15. March 2013 Today is (or was) Kim Il sung’s birthday. Under his Grandson, as under his son, the birthday of the founder of North Korea, is traditionally an opportunity for celebrating with a show of military might. The fact that North Korea has a strictly limited military might is unknown to its populace, but the bellicose bluster, which has worked well in the past, serves only to unsettle the jittery investors in Japan and the western world, which could in itself be a desirable result.

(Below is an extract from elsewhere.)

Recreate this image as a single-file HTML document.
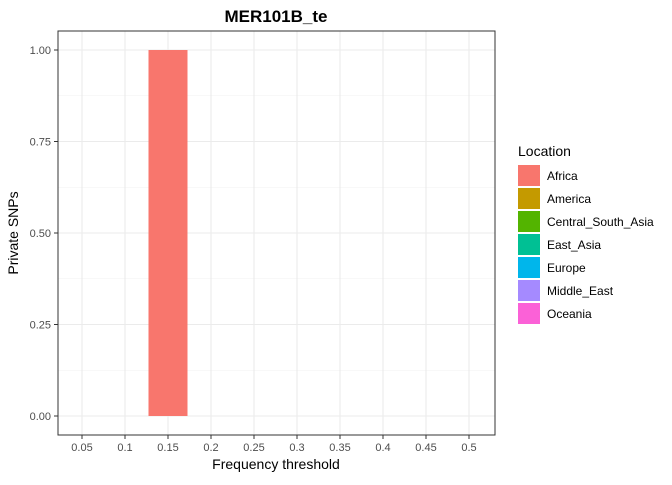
<!DOCTYPE html>
<html><head><meta charset="utf-8"><style>
body{margin:0;background:#fff;font-family:"Liberation Sans",sans-serif;}
svg text{font-family:"Liberation Sans",sans-serif;}
</style></head><body>
<svg id="chart" width="672" height="480" xmlns="http://www.w3.org/2000/svg">
<rect width="672" height="480" fill="#fff"/>
<text x="276" y="22" text-anchor="middle" font-size="17" font-weight="bold">MER101B_te</text>
<g id="grid"></g><g id="bars"></g>
<rect x="58" y="31" width="437" height="404" fill="none" stroke="#333" stroke-width="1"/>
<g id="axes"></g>
<text x="276" y="469" text-anchor="middle" font-size="14">Frequency threshold</text>
<text transform="translate(18,233) rotate(-90)" text-anchor="middle" font-size="14">Private SNPs</text>
<g id="legend"></g>
</svg>
<script>
const categories=["0.05","0.1","0.15","0.2","0.25","0.3","0.35","0.4","0.45","0.5"];
const seriesLocations=["Africa","America","Central_South_Asia","East_Asia","Europe","Middle_East","Oceania"];
const seriesColors=["#F8766D","#C49A00","#53B400","#00C094","#00B6EB","#A58AFF","#FB61D7"];
const africaValues=[0,0,1,0,0,0,0,0,0,0];
const yTicks=[0,0.25,0.5,0.75,1];
const yTickLabels=["0.00","0.25","0.50","0.75","1.00"];
const NS="http://www.w3.org/2000/svg";
const x=i=>82+i*43, y=v=>416-v*366;
function mk(t,a,p){const e=document.createElementNS(NS,t);for(const k in a)e.setAttribute(k,a[k]);p.appendChild(e);return e;}
const g=document.getElementById('grid'),b=document.getElementById('bars'),ax=document.getElementById('axes'),lg=document.getElementById('legend');
for(let i=0;i<yTicks.length;i++){
  if(i<yTicks.length-1){const l=mk('line',{x1:58,x2:495,y1:(y(yTicks[i])+y(yTicks[i+1]))/2,y2:(y(yTicks[i])+y(yTicks[i+1]))/2,stroke:'#f0f0f0','stroke-width':0.6},g);}
  const l=mk('line',{x1:58,x2:495,y1:y(yTicks[i]),y2:y(yTicks[i]),stroke:'#ebebeb','stroke-width':1.1},g);
  
  mk('line',{x1:54,x2:58,y1:y(yTicks[i]),y2:y(yTicks[i]),stroke:'#333'},ax);
  const t=mk('text',{x:51,y:y(yTicks[i])+4,'text-anchor':'end','font-size':11,fill:'#4d4d4d'},ax);t.textContent=yTickLabels[i];
  
}
categories.forEach((c,i)=>{
  const l=mk('line',{x1:x(i),x2:x(i),y1:31,y2:435,stroke:'#ebebeb','stroke-width':1.1},g);
  
  mk('line',{x1:x(i),x2:x(i),y1:435,y2:439,stroke:'#333'},ax);
  const t=mk('text',{x:x(i),y:451,'text-anchor':'middle','font-size':11,fill:'#4d4d4d'},ax);t.textContent=c;
  
  if(africaValues[i]>0){const r=mk('rect',{x:x(i)-19.5,width:39,y:y(africaValues[i]),height:y(0)-y(africaValues[i]),fill:seriesColors[0]},b);
  }
});
const lt=mk('text',{x:518,y:156,'font-size':14},lg);lt.textContent='Location';

seriesLocations.forEach((s,i)=>{
  const r=mk('rect',{x:518,y:165+i*23,width:22,height:21,fill:seriesColors[i]},lg);
  
  const t=mk('text',{x:547,y:180+i*23,'font-size':12},lg);t.textContent=s;
  
});
</script>
</body></html>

There is much to be said against any actual decisive action from North Korea. Firstly, there are the several hundred million dollars the Kim family has deposited with Chinese banks in Shanghai which would be at risk and then there is the fact that Kim Jong un enjoys basketball and pizza just as his father enjoyed whisky and he would be unlikely to jeopardize his own existence, let alone his access to such luxuries. Kim Il sung’s birthday will therefore probably pass with a token military gesture from his grandson; enough to make his populace and his elderly generals, believe he has taken decisive action. As long as that is believed in Pyongyang, all will revert to twisted normality.

In China, economic growth figures released today showed a ‘disappointing’ 7.7% (expected 7.9%) in the 4th quarter of 2012 and the global equity markets turned softer. This is illogical as:-
1. any other country growing at 7.7% would be seen to be flourishing and
2. The Peoples bank of China has long held a growth target of 8% as ideal, but a leviathan such as China can lumber between 7.5% and 8.5% growth without diverging from this aim.

The decline in the Chinese and global equity markets must be seen as a buying opportunity.

In the United States the first quarterly results in the current reporting season have emerged. While good, the first results came from banks which are still recovering from past troubles. Their results disappointed the analysts and in the US equity markets, while results can be good, if they are not as good as analysts expected, they are held to be ‘sub-optimal’ (or bad).

Many large companies will present quarterly results in the next days and few weeks. Many will do well, others will disappoint. The point is that a fund manager with above average analytical competence will be able to select the companies with most promise and invest in them.
There are wildly differing opinions as to whether the fixed income markets should be a target for investors. Depending on their need for publicity, some pundits suggest that now is the time to invest in government bonds in large size – others warn of the dangers of inflation and negative yields. It is hard to build a balanced portfolio in unbalanced times and many fund managers have already pumped money into the bond markets, both corporate and state, of the emerging countries. These managers are all too often unaware of the risks that they run in being able to liquidate their investments when markets fall suddenly, as they can and will.

The wiser and more experienced fund managers are presently more likely to be sitting on large cash positions, waiting for adequate investment opportunities to emerge.